E un particolare non deve sfuggire: il fatto che Giuseppe fa seguire all'esperienza del sogno, un’ azione che, propria del suo popolo nell’esperienza dell’Esodo, diventerà piena di senso e di valore salvifico con la Pasqua di Gesù: quella di destarsi e di alzarsi. Proprio come in piedi restano, vegliando, gli ebrei la notte di Pasqua, prima di incamminarsi verso la Terra promessa; così come sta ritto Gesù risorto, dopo essere passato attraverso la dura esperienza del sonno della morte.
La figura di Giuseppe non è davvero secondaria nella meditazione della primitiva comunità cristiana che è preoccupata di comprendere in pienezza il mistero di Gesù di Nazaret.

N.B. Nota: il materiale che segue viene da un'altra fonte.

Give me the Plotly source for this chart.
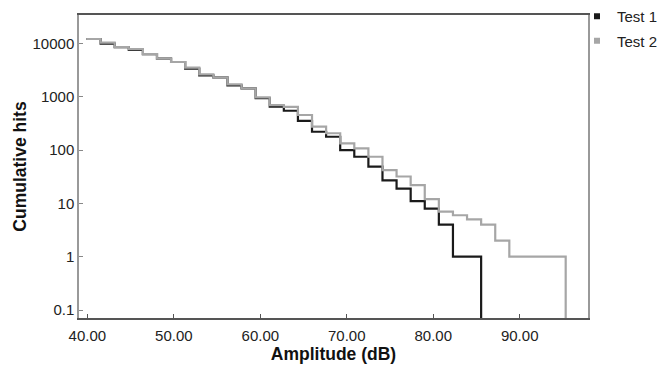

La sua concreta obbedienza testimonia non solo una reale assunzione del mistero degli inizi di Gesù, ma già una vera e propria anticipazione e adesione al mistero Pasquale della Sua morte e risurrezione. Anche il suo stesso silenzio è significativo. Una vera e propria introduzione al pieno dispiegarsi della Parola di Dio, in Gesù suo Figlio.

Un anno va a concludersi è un altro già appare all’orizzonte. Non manchi la serenità di continuare a sperare in Colui che ci ha raggiunti per restare con noi, per sempre. Il Signore faccia splendere su ciascuno di voi il Suo volto e vi doni ancora la Sua pace.
Che sia ancora per tutti una buona domenica.